Now that we all seem to be connected via social media, everyone is pouring their hearts out online about the frustrating process of auditioning for voiceover work. For years, I used to share the feeling until one day, in 2003, I turned a corner on the whole matter. Since then my Audition Conversion Metric (ACM) has tripled, and I also get way more FIGs (Found-Gigs, where they just called and booked without any audition) than I used to.
What happened on that fateful summer day in 2003? I made these three changes of attitude:
1) I decided, once and for all, that NONE of this business is about me!
Instead, I began to look at myself as a highly-trained professional capable of doing whatever it is the producer or writer is asking without balking, flinching, wincing, or whining. In the case of auditions, the written direction and the direction from your agent(or room producer), are the only things you have to go by and you must trust them completely.
2) I treat each audition as seriously as I treat a regular VO job.
I discovered that it helps dramatically if you can get as much “back story” about the company: their market share, their quarterly earnings, their product/service pipeline, their weaknesses, strengths, competition, and so forth, as possible.
I decided, once and for all, that NONE of this business is about me!
Then, do your best to distill that data into a nice thesis by which you can translate the direction provided by the writer. Everything you can learn will ultimately help you be the race-horse that can win it for the company and help them achieve their ad campaign objectives. This approach is very powerful, and it can be heard and felt in your audition performance.
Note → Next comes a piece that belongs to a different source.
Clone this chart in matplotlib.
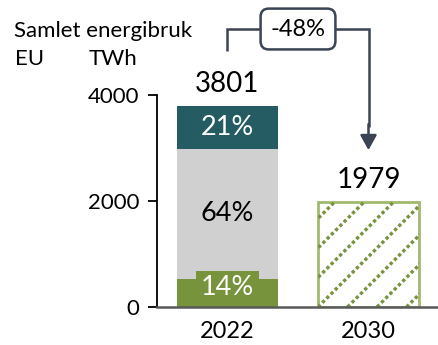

3) Do not, under any circumstances, look back at the audition once it leaves your lips or your studio.
Stop wondering or worrying about whether you’ll get the job. The old adage here is really very true: A watched pot never boils. Simply put, you approached the audition with selfless confidence, an abundance of knowledge, and an ever-improving skillset, and you did the absolute best job you could do. Now, forget about it, and move on to the next audition.
I truly believe that if you shed the typical ironic duality of narcissism/insecurity we as actors seem to drag around with us, you will discover who you really are behind the mic. It will shine through, and your ACM and FIG numbers will climb sky-high.